The Market: Soft Landing Trees in a Burning Forest
Discussion
Just step back, zoom out, and think about what’s going on right now:
The developed market manufacturing sector is in recession, and arguably getting worse
Eurozone manufacturing and services PMI data surprised to the downside this morning (and we’ll see at 9:45am EST what S&P Global reports for US data)
The Fed and ECB are still raising raising rates and at best will maybe pause after hiking this week
The 3y/10y UST curve is already deeply inverted, has been deeply inverted for months now, and is again re-inverting after its early-July steepening on softer than expected inflation data
Meanwhile…
Equity market valuation has materially decoupled from interest rates
Equity market sentiment and positioning are behaving as if a new economic upswing is underway
The long end of the TIPS break-evens curve is starting to move
And negative divergences across the cross-asset spectrum are beginning to pop up
Prominent contrarian trader Jason Shapiro was out recently in two videos mocking (rightfully so, mind you) those who have been bearish all year, saying macro doesn’t matter, he doesn’t expect a recession, and the rally in equities is unlikely to stop until the fundamental bears capitulate. He is likely correct, as I have a tough time seeing this SPX squeeze formally end without a move to the 4818.62 ATH, but the vitriol toward the ultimate importance of a decidedly bearish macro outlook is a very, very, very important tell looking out 6-18 months.

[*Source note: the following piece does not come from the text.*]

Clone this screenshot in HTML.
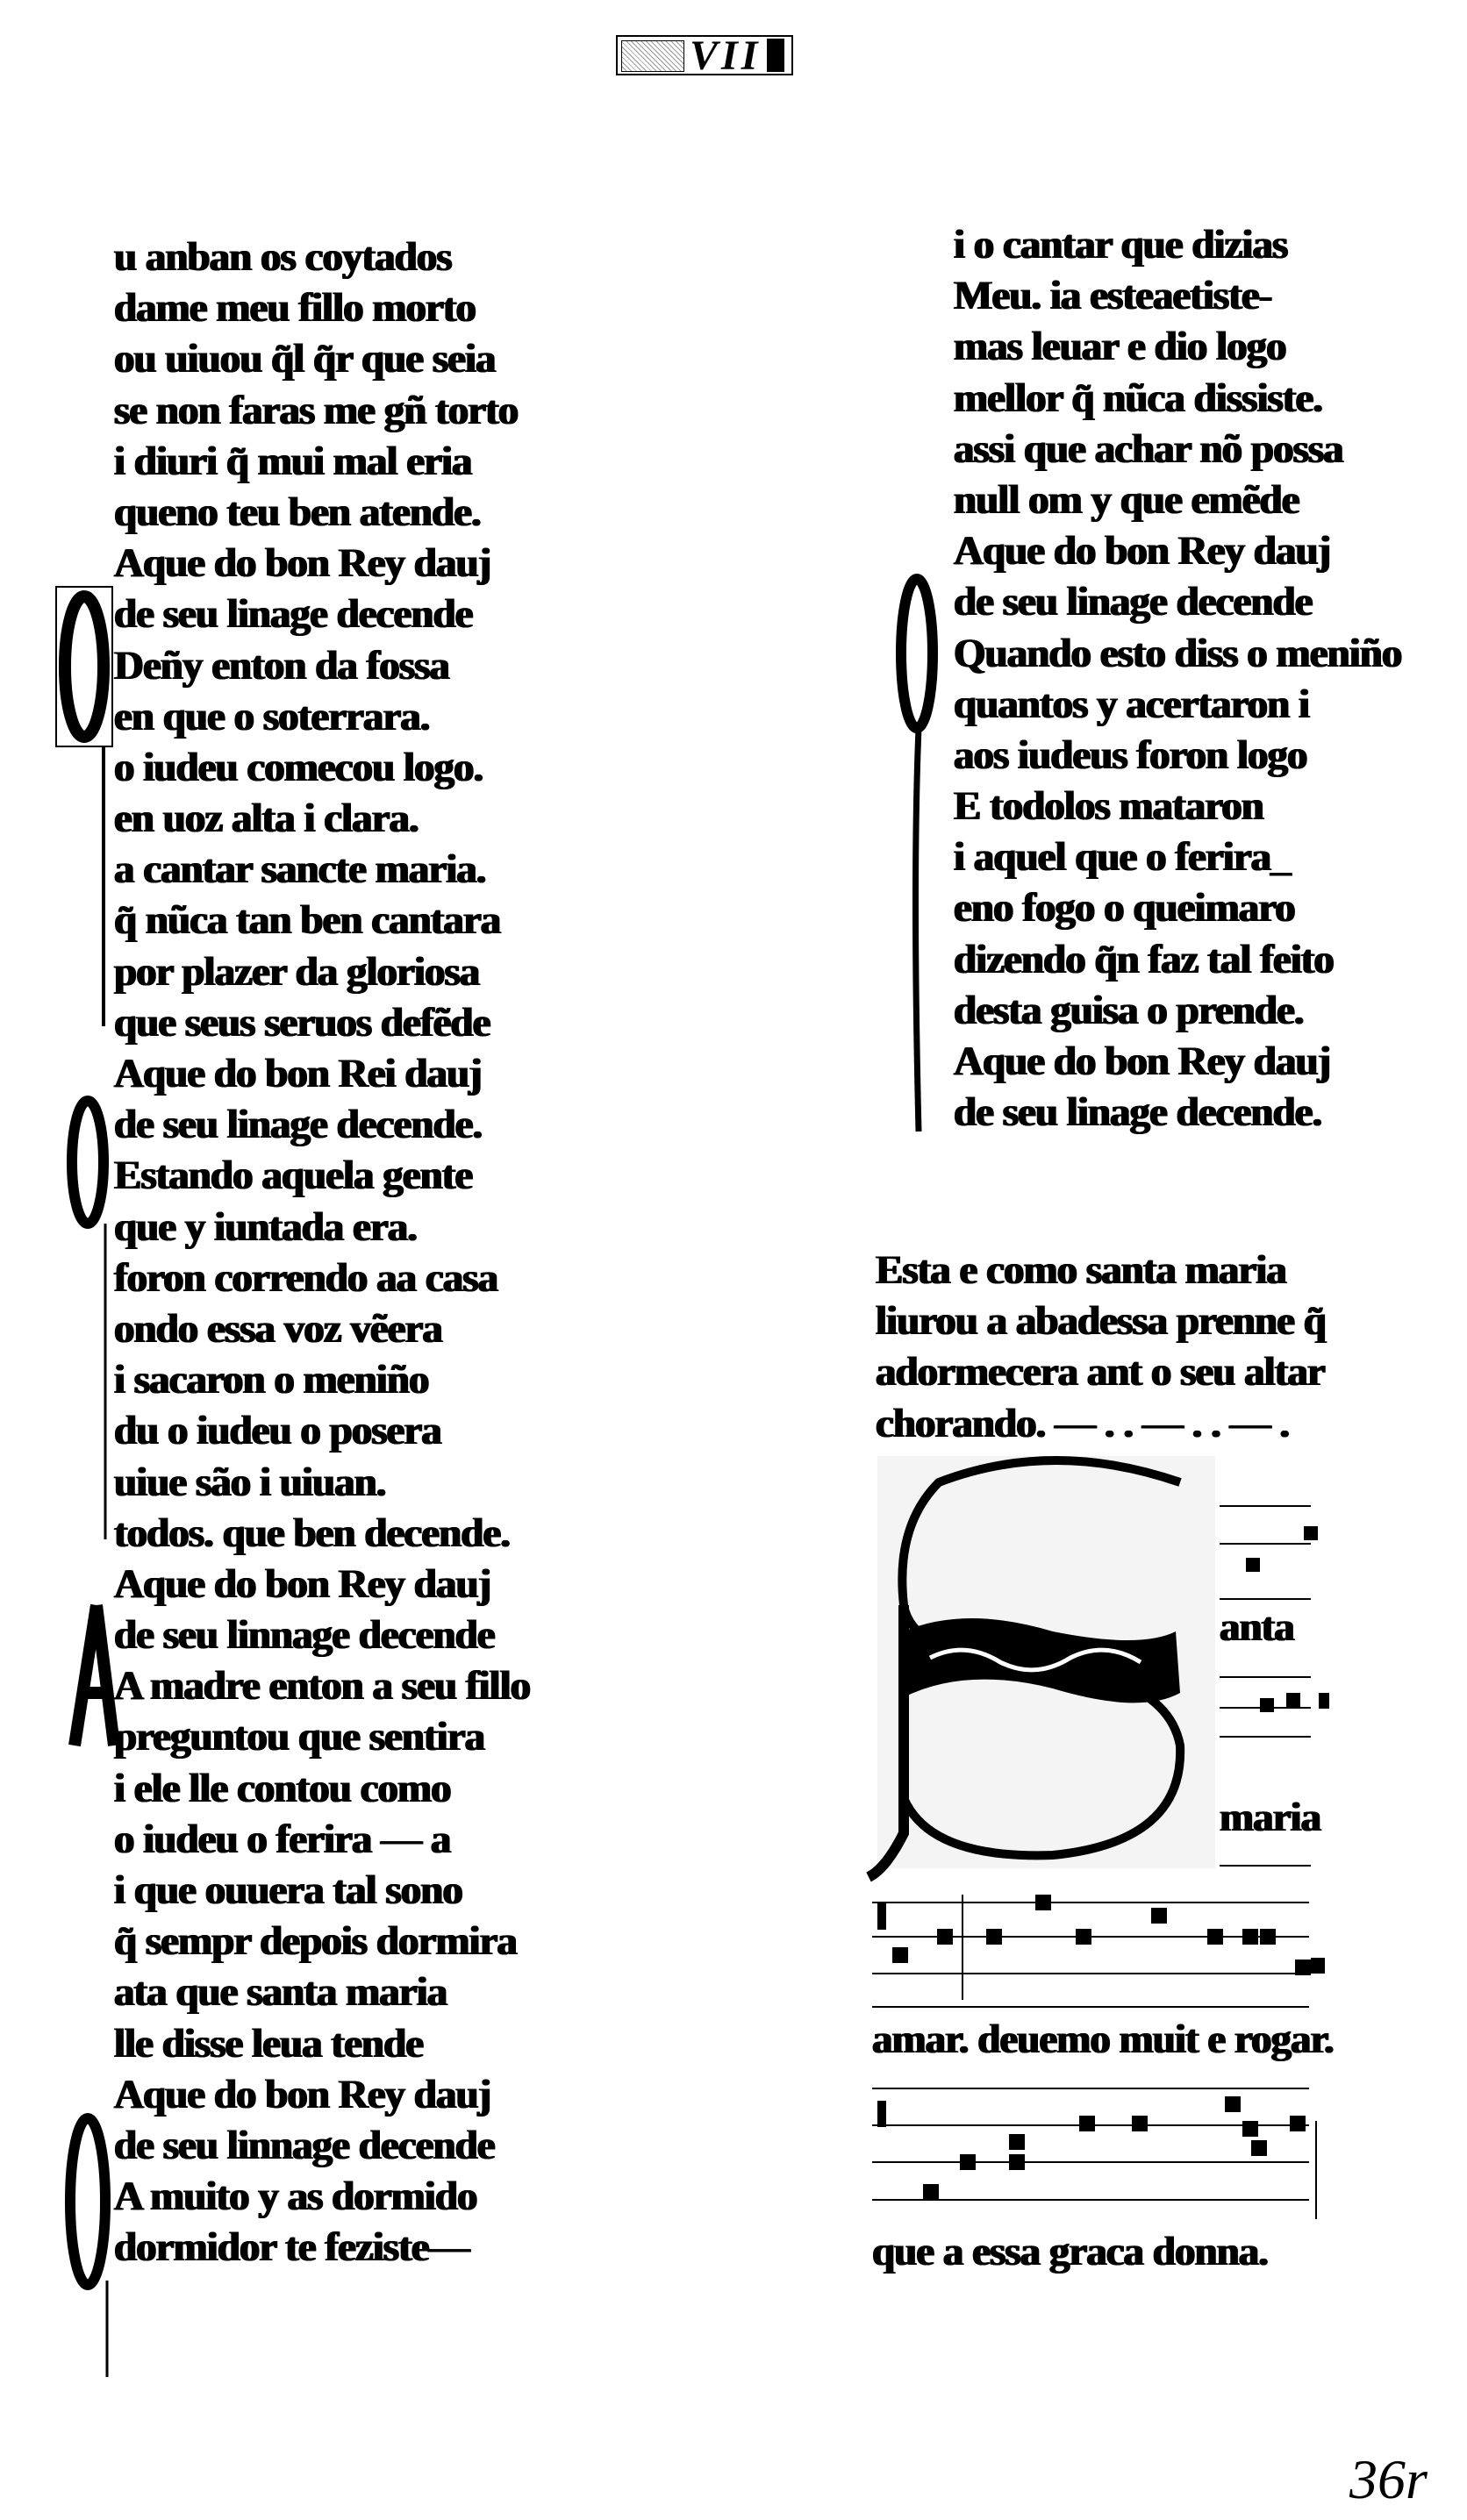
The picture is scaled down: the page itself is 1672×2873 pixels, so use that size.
<!DOCTYPE html>
<html><head><meta charset="utf-8"><style>
html,body{margin:0;padding:0;background:#fff;}
body{width:1672px;height:2873px;position:relative;overflow:hidden;font-family:"Liberation Serif",serif;color:#000;}
.col{position:absolute;font-weight:bold;font-size:47px;line-height:58.2px;white-space:nowrap;letter-spacing:-1px;text-shadow:1px 0 #000,-1px 0 #000;}
.col div{height:58.2px;}
.t{position:absolute;font-weight:bold;font-size:47px;white-space:nowrap;letter-spacing:-1px;text-shadow:1px 0 #000,-1px 0 #000;}
</style></head><body>

<div style="position:absolute;left:702px;top:40px;width:198px;height:42px;border:2px solid #000;background:#fff;">
  <div style="position:absolute;left:4px;top:4px;width:70px;height:34px;border:1px solid #000;background:repeating-linear-gradient(45deg,#fff 0 3px,#999 3px 4px);"></div>
  <div style="position:absolute;left:82px;top:-6px;font:bold 48px 'Liberation Serif',serif;font-style:italic;letter-spacing:4px;">VII</div>
  <div style="position:absolute;left:170px;top:2px;width:20px;height:38px;background:#000;"></div>
</div>

<div class="col" style="left:130px;top:264px;">
<div>u anban os coytados</div>
<div>dame meu fillo morto</div>
<div>ou uiuou q̃l q̃r que seia</div>
<div>se non faras me gñ torto</div>
<div>i diuri q̃ mui mal eria</div>
<div>queno teu ben atende.</div>
<div>Aque do bon Rey dauj</div>
<div>de seu linage decende</div>
<div>Deñy enton da fossa</div>
<div>en que o soterrara.</div>
<div>o iudeu comecou logo.</div>
<div>en uoz alta i clara.</div>
<div>a cantar sancte maria.</div>
<div>q̃ nũca tan ben cantara</div>
<div>por plazer da gloriosa</div>
<div>que seus seruos defẽde</div>
<div>Aque do bon Rei dauj</div>
<div>de seu linage decende.</div>
<div>Estando aquela gente</div>
<div>que y iuntada era.</div>
<div>foron correndo aa casa</div>
<div>ondo essa voz vẽera</div>
<div>i sacaron o meniño</div>
<div>du o iudeu o posera</div>
<div>uiue são i uiuan.</div>
<div>todos. que ben decende.</div>
<div>Aque do bon Rey dauj</div>
<div>de seu linnage decende</div>
<div>A madre enton a seu fillo</div>
<div>preguntou que sentira</div>
<div>i ele lle contou como</div>
<div>o iudeu o ferira — a</div>
<div>i que ouuera tal sono</div>
<div>q̃ sempr depois dormira</div>
<div>ata que santa maria</div>
<div>lle disse leua tende</div>
<div>Aque do bon Rey dauj</div>
<div>de seu linnage decende</div>
<div>A muito y as dormido</div>
<div>dormidor te feziste—</div>
</div>

<svg style="position:absolute;left:0;top:0" width="1672" height="2873">
  <rect x="64" y="669" width="64" height="182" fill="#fff" stroke="#000" stroke-width="2"/>
  <ellipse cx="96" cy="760" rx="22" ry="80" fill="none" stroke="#000" stroke-width="14"/>
  <line x1="118" y1="850" x2="118" y2="1170" stroke="#000" stroke-width="4"/>
  <ellipse cx="100" cy="1325" rx="18" ry="70" fill="none" stroke="#000" stroke-width="12"/>
  <line x1="120" y1="1395" x2="120" y2="1755" stroke="#000" stroke-width="3"/>
  <path d="M110 1830 L85 1990 M110 1830 L130 1990 M90 1930 L128 1930" stroke="#000" stroke-width="14" fill="none"/>
  <ellipse cx="100" cy="2510" rx="20" ry="95" fill="none" stroke="#000" stroke-width="12"/>
  <line x1="122" y1="2600" x2="122" y2="2710" stroke="#000" stroke-width="3"/>
  <ellipse cx="1045" cy="745" rx="18" ry="85" fill="none" stroke="#000" stroke-width="12"/>
  <path d="M1047 830 Q1040 1000 1047 1290" stroke="#000" stroke-width="7" fill="none"/>
</svg>

<div class="col" style="left:1087px;top:250px;">
<div>i o cantar que dizias</div>
<div>Meu. ia esteaetiste-</div>
<div>mas leuar e dio logo</div>
<div>mellor q̃ nũca dissiste.</div>
<div>assi que achar nõ possa</div>
<div>null om y que emẽde</div>
<div>Aque do bon Rey dauj</div>
<div>de seu linage decende</div>
<div>Quando esto diss o meniño</div>
<div>quantos y acertaron i</div>
<div>aos iudeus foron logo</div>
<div>E todolos mataron</div>
<div>i aquel que o ferira_</div>
<div>eno fogo o queimaro</div>
<div>dizendo q̃n faz tal feito</div>
<div>desta guisa o prende.</div>
<div>Aque do bon Rey dauj</div>
<div>de seu linage decende.</div>
</div>

<div class="col" style="left:998px;top:1419px;">
<div>Esta e como santa maria</div>
<div>liurou a abadessa prenne q̃</div>
<div>adormecera ant o seu altar</div>
<div>chorando. — . . — . . — .</div>
</div>

<svg style="position:absolute;left:0;top:0" width="1672" height="2873">
  <rect x="1000" y="1660" width="385" height="470" fill="#f4f4f4"/>
  <path d="M1345 1690 Q1200 1640 1070 1690 Q1020 1740 1030 1830 Q1040 1890 1180 1900 Q1330 1910 1345 1990 Q1350 2100 1200 2115 Q1060 2120 1030 2050" fill="none" stroke="#000" stroke-width="10"/>
  <path d="M1030 1860 Q1100 1830 1200 1860 Q1300 1880 1340 1860 L1345 1930 Q1300 1955 1200 1925 Q1100 1900 1030 1935 Z" fill="#000"/>
  <path d="M1060 1890 Q1100 1870 1140 1895 Q1180 1915 1220 1890 Q1260 1870 1300 1895" fill="none" stroke="#fff" stroke-width="5"/>
  <path d="M1030 1830 L1030 2090 Q1010 2130 990 2140" fill="none" stroke="#000" stroke-width="12"/>
  <g stroke="#000" stroke-width="2">
    <line x1="1390" y1="1717" x2="1494" y2="1717"/>
    <line x1="1390" y1="1760" x2="1494" y2="1760"/>
    <line x1="1390" y1="1823" x2="1494" y2="1823"/>
    <line x1="1390" y1="1912" x2="1494" y2="1912"/>
    <line x1="1390" y1="1947" x2="1494" y2="1947"/>
    <line x1="1390" y1="1980" x2="1494" y2="1980"/>
    <line x1="1390" y1="2127" x2="1494" y2="2127"/>
  </g>
  <g fill="#000">
    <rect x="1420" y="1776" width="16" height="16"/><rect x="1486" y="1740" width="16" height="16"/>
    <rect x="1436" y="1936" width="16" height="16"/><rect x="1466" y="1930" width="16" height="16"/><rect x="1503" y="1930" width="12" height="18"/>
  </g>
  <g stroke="#000" stroke-width="2">
    <line x1="994" y1="2169" x2="1492" y2="2169"/>
    <line x1="994" y1="2208" x2="1492" y2="2208"/>
    <line x1="994" y1="2250" x2="1492" y2="2250"/>
    <line x1="994" y1="2288" x2="1492" y2="2288"/>
    <line x1="994" y1="2381" x2="1492" y2="2381"/>
    <line x1="994" y1="2423" x2="1492" y2="2423"/>
    <line x1="994" y1="2465" x2="1492" y2="2465"/>
    <line x1="994" y1="2508" x2="1492" y2="2508"/>
    <line x1="1097" y1="2160" x2="1097" y2="2280"/>
    <line x1="1500" y1="2418" x2="1500" y2="2530"/>
  </g>
  <g fill="#000">
    <rect x="1000" y="2170" width="10" height="30"/>
    <rect x="1017" y="2220" width="18" height="18"/><rect x="1068" y="2199" width="18" height="18"/>
    <rect x="1124" y="2199" width="18" height="18"/><rect x="1180" y="2160" width="18" height="18"/>
    <rect x="1226" y="2199" width="18" height="18"/><rect x="1312" y="2175" width="18" height="18"/>
    <rect x="1376" y="2199" width="18" height="18"/><rect x="1416" y="2199" width="18" height="18"/>
    <rect x="1436" y="2199" width="18" height="18"/><rect x="1476" y="2234" width="18" height="18"/><rect x="1494" y="2232" width="16" height="18"/>
    <rect x="1000" y="2395" width="10" height="30"/>
    <rect x="1052" y="2490" width="18" height="18"/><rect x="1094" y="2456" width="18" height="18"/>
    <rect x="1150" y="2433" width="18" height="18"/><rect x="1150" y="2456" width="18" height="18"/>
    <rect x="1230" y="2412" width="18" height="18"/><rect x="1290" y="2412" width="18" height="18"/>
    <rect x="1396" y="2390" width="18" height="18"/><rect x="1416" y="2418" width="18" height="18"/>
    <rect x="1426" y="2440" width="18" height="18"/><rect x="1470" y="2412" width="18" height="18"/>
  </g>
</svg>
<div class="t" style="left:1390px;top:1828px;">anta</div>
<div class="t" style="left:1390px;top:2045px;">maria</div>
<div class="t" style="left:994px;top:2298px;">amar. deuemo muit e rogar.</div>
<div class="t" style="left:994px;top:2540px;">que a essa graca donna.</div>

<div style="position:absolute;left:1538px;top:2790px;font:italic 64px 'Liberation Serif',serif;">36r</div>
</body></html>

The bottom line: MACRO MATTERS. Continued rate hikes into a deeply inverted curve with economic conditions deteriorating and equity market investors getting rapidly and increasingly more bullish at valuations decoupled from the 4-5.5% available risk-free is perhaps a set-up we are unlikely to ever see again. Mission critical to not miss the burning macro and market forest from the soft landing trees.
The biggest question equity market participants need to answer (and why it’s so important to bob and weave throughout this topping process) is how long structured product “pinning” of the S&P 500 can insulate the Index from the burning forest.